The facts of the matter were that respondent had approached Fairvest Real Estate Agent and instructed them to sell his house known as No. 460, ,  ,  situate in the district of Salisbury measuring 3370 square meters. With the Estate Agent’s efforts, an agreement of sale was concluded between the respondent and Gillian and Simba Gurupira on 13 January 2004. The purchase price was $38 000-00 expressed in the old currency. The money was paid to the Estate Agent by the purchasers. The respondent left the money in the custody of respondent and further instructed them to look for a house on his behalf. The Estate Agent deducted $1 900-00 being its commission from the proceeds of the sale of the Lochnivar property. Through the efforts of the Estate Agent and on 11 February 2004, the appellant and the respondent signed an agreement of sale in respect of the property known as No. 761 Kuwadzana One in . The purchase price of that property was $50 000-00 payable as follows:  $36 000-00 to be paid upon signature and the balance of $14 000-00 to be paid on or before 3 May 2004. The respondent through the Estate Agent paid $36 000-00 upon signature. The respondent indicated that he wanted to pay the balance of $14 000-00 later. The appellant insisted that the balance was not $14 000-00 but was $17 800-00 instead.  A dispute then arose between the parties over the exact figure constituting the correct balance of the purchase price. The learned magistrate who heard the matter ruled in favour of the respondent. He ruled that the appellant should cede the late Phineas Mpofu’s rights, interest and title in stand number 761 Kuwadzana 1 to the respondent. The respondent was also ordered to pay the balance of $14 000-00 to the appellant. The appellant and all those claiming rights of occupation of the property through the appellant were ordered to vacate the property within 60 days of the order.

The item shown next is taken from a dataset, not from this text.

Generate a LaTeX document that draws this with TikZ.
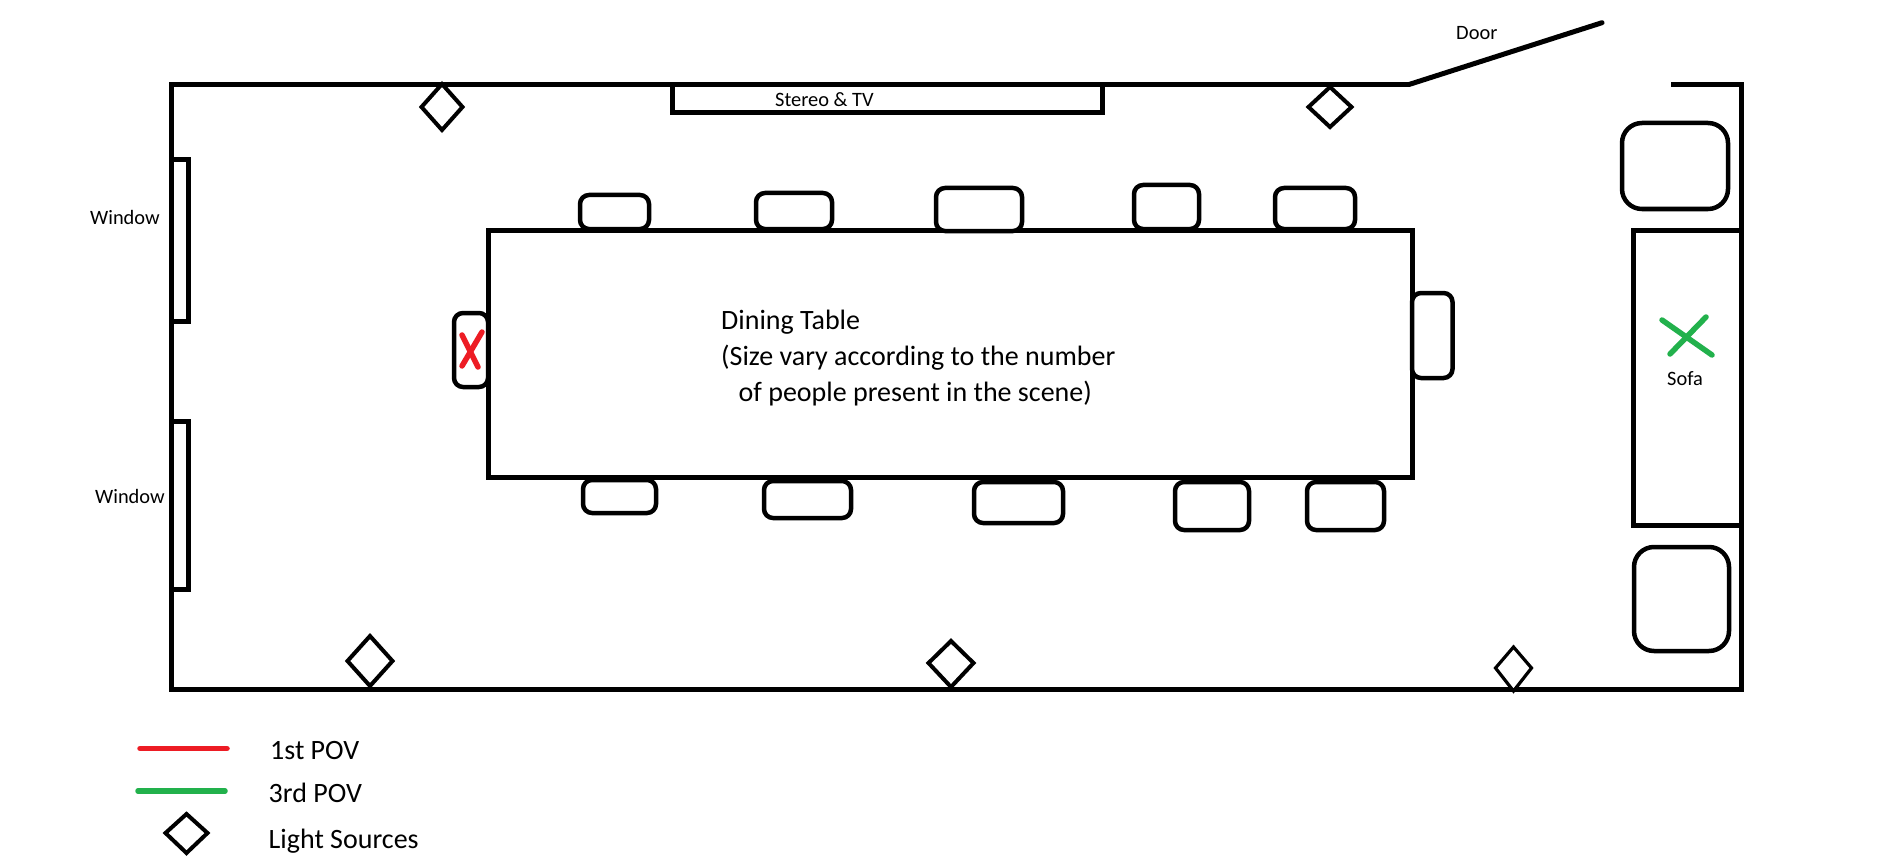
\documentclass[tikz,border=0pt]{standalone}
\usepackage{fontspec}
\setmainfont{Carlito}
\definecolor{povred}{HTML}{ED1C24}
\definecolor{povgreen}{HTML}{22B14C}
\tikzset{
  wall/.style={draw=black,line width=5pt,line join=miter},
  chair/.style={draw=black,fill=white,line width=4.5pt,rounded corners=9pt},
  cushion/.style={draw=black,fill=white,line width=4.5pt,rounded corners=20pt},
  lamp/.style={draw=black,fill=white,line width=4pt,line join=miter,miter limit=10},
  povline/.style={line width=5.5pt,line cap=round},
  small/.style={inner sep=0pt,anchor=base west,font=\fontsize{20.4}{24}\selectfont},
  big/.style={inner sep=0pt,anchor=base west,font=\fontsize{28}{36.2}\selectfont},
}
\newcommand{\lampat}[6]{% left right top bottom midy lw
  \pgfmathsetmacro{\cxv}{(#1+#2)/2}
  \draw[lamp,line width=#6pt] (#1+2.5,#5) -- (\cxv,#3+2) -- (#2-2.5,#5) -- (\cxv,#4-2) -- cycle;
}
\begin{document}
\begin{tikzpicture}[x=1pt,y=-1pt]
\useasboundingbox (0,0) rectangle (1889,861);
\fill[white] (0,0) rectangle (1889,861);
% room
\draw[wall] (1409,84.5) -- (171.5,84.5) -- (171.5,689.5) -- (1741.5,689.5) -- (1741.5,84.5) -- (1671,84.5);
\draw[wall,line cap=round] (1409,84.5) -- (1602,22.7);
% stereo
\draw[wall] (672,84.5) -- (672,112.8) -- (1102,112.8) -- (1102,84.5);
% windows
\draw[wall,fill=white] (171.5,160) rectangle (188,321);
\draw[wall,fill=white] (171.5,421) rectangle (188,589);
% table
\draw[wall,fill=white] (488,230) rectangle (1412,477.7);
% chairs
\draw[chair] (580,195) rectangle (649,229);
\draw[chair] (756,193) rectangle (832,229);
\draw[chair] (936,188) rectangle (1022,231);
\draw[chair] (1134,185) rectangle (1199,229);
\draw[chair] (1275,188) rectangle (1355,229);
\draw[chair] (583,480) rectangle (656,513);
\draw[chair] (764,481) rectangle (851,518);
\draw[chair] (974,482) rectangle (1063,523);
\draw[chair] (1175,482) rectangle (1249,530);
\draw[chair] (1307,482) rectangle (1384,530);
\draw[chair] (454,313) rectangle (488,387);
\draw[chair] (1412,293) rectangle (1452.5,378);
% sofa
\draw[wall] (1741.5,230) -- (1633,230) -- (1633,525) -- (1741.5,525);
\draw[cushion] (1622,123) rectangle (1728,209);
\draw[cushion] (1634,547) rectangle (1729,651);
% pov marks
\draw[povline,povred] (462,335) -- (478,367);
\draw[povline,povred] (482,332) -- (462,366);
\draw[povline,povgreen] (1662,320) -- (1712,355);
\draw[povline,povgreen] (1706,317) -- (1670,354);
% lamps
\lampat{419}{465}{82}{132}{107}{4}
\lampat{1306}{1354}{85}{129}{107}{4}
\lampat{345}{395}{634}{688}{661}{4}
\lampat{926}{976}{639}{689}{663}{4}
\lampat{1493}{1534}{645}{693}{668}{3.2}
\lampat{163}{210}{812}{855}{833}{4}
% legend
\coordinate (ra) at (140,748.5); \coordinate (rb) at (227,748.5);
\coordinate (ga) at (138,791); \coordinate (gb) at (225,791);
\draw[povline,povred] (ra) -- (rb);
\draw[povline,povgreen] (ga) -- (gb);
% labels
\node[small] (win1) at (90,224.5) {Window};
\node[small] (win2) at (95,503.5) {Window};
\node[small] (stereo) at (775,106.5) {Stereo \& TV};
\node[small] (door) at (1456,40) {Door};
\node[small] (sofa) at (1667,385.5) {Sofa};
\node[big,anchor=north west,align=left] (dining) at (721,309.5) {Dining Table\\(Size vary according to the number\\\hspace*{17.5pt}of people present in the scene)};
\node[big] (pov1) at (270,759.5) {1st POV};
\node[big] (pov3) at (268.5,802.5) {3rd POV};
\node[big] (lights) at (268.5,848.5) {Light Sources};
\end{tikzpicture}
\end{document}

In his well-reasoned judgment, the learned magistrate found the appellant to be a poor witness who changed his story as it suited him. An example cited was in connection with the requirement to give written notice to cancel the agreement. In terms of para 7b of the parties contract, a party was required to give written notice to the other if he intended to cancel the contract. Under cross-examination the appellant did say that he did not cancel the contract although later on he attempted to change his story. Under re- examination, he said he only sent a written notice after he started appearing in court.

The learned magistrate also correctly found that there were two separate transactions in this matter, in which the respondent engaged the Estate Agent to sell his Lochinvar house on his behalf and another in which the appellant commissioned the Estate Agent to look for a buyer for the house in Kuwadzana, Harare.

There are two issues for determination in this matter. These are:

whether or not the respondent breached the contract of sale and if so whether the contract was cancelled in terms of the contract; and

whether or not the Estate Agent was engaged by  the appellant and if so was the appellant responsible for the payment of the commission to the Agent.

There is no dispute on the validity of contract between the parties in this matter. The dispute is a factual one. It is concerned with the correct balance of the purchase price and on whether the contract was cancelled and if so was it properly done in terms of the contract. It is an internationally accepted principle and practice that principals do have the responsibility of paying their agents for the work agents would have done for them. More particularly, he who commissions an estate agent to find a buyer for his house is the one to pay the agent for his efforts. In casu, there were clearly two transactions. One involved the respondent commissioning the agent to sell his Lochinvar house and another in which the appellant commissioned the agent to sell the house in Kuwadzana. In the first sale the respondent was responsible for the payment of the commission whereas in the second sale it was the appellant who was responsible for the payment of the commission. It follows therefore that the court a quo cannot be faulted in its finding that the respondent was correct when he insisted that he owed $14 000-00 not $17 800-00. In its judgment, the learned magistrate found that the appellant had during the trial and in response to questions in cross-examination said that he was the one who had hired the Estate Agent in respect of the sale of his property. He had further agreed that he was the one who was supposed to pay the Agent’s commission. It is therefore clear that the appellant is the one who engaged the Agent and that he is the one to pay the agent’s commission. In casu, Fairvest Real Estate (Pvt) Ltd was engaged by the appellant to dispose of Stand No. 761, Kuwadzana 1, , on his behalf. It is entitled to its commission from the deposit paid of $36 000-00. This is why the appellant received $32 000-00 after deduction of the sales commission. It is therefore not correct to hold as the appellant does that there was a breach of contract by the respondent because the appellant was paid $32 000-00. It must be understood that the appellant got a lesser figure than the $36 000-00 because the estate agent had already deducted his commission before passing on the balance to the appellant.

It must also be noted that if the respondent had breached the contract, which he did not, it was a requirement that the appellant give the respondent 14 days notice in writing before purporting to cancel the contract, clause 7(b) of the contract provides that:

“In the event of the purchaser failing to pay the purchase price (or any installment and any other sum payable in terms of this Agreement) or omitting to observe or perform any of the terms, conditions, stipulations or obligations herein failing to make good such default or remedy such breach within 14 days of the date of posting to or serving on the purchaser a written notice directed to the address denoted overleaf requiring the purchaser to do so then, notwithstanding any previous waiver, the seller shall be entitled without further notice to declare this agreement of sale cancelled and of no force or effect, and to resume possession and resume occupation.”

It is a fact that the appellant did not give such notice to the respondent and as a result he cannot declare the contract cancelled without following the provisions of clause 7(b) of the agreement of sale between the parties.

Accordingly, the appeal cannot succeed. It is therefore ordered:

That the appeal be and is hereby dismissed with costs.

That notwithstanding any appeal which may be contemplated and filed by the appellant, the judgment of the court a quo should be executed.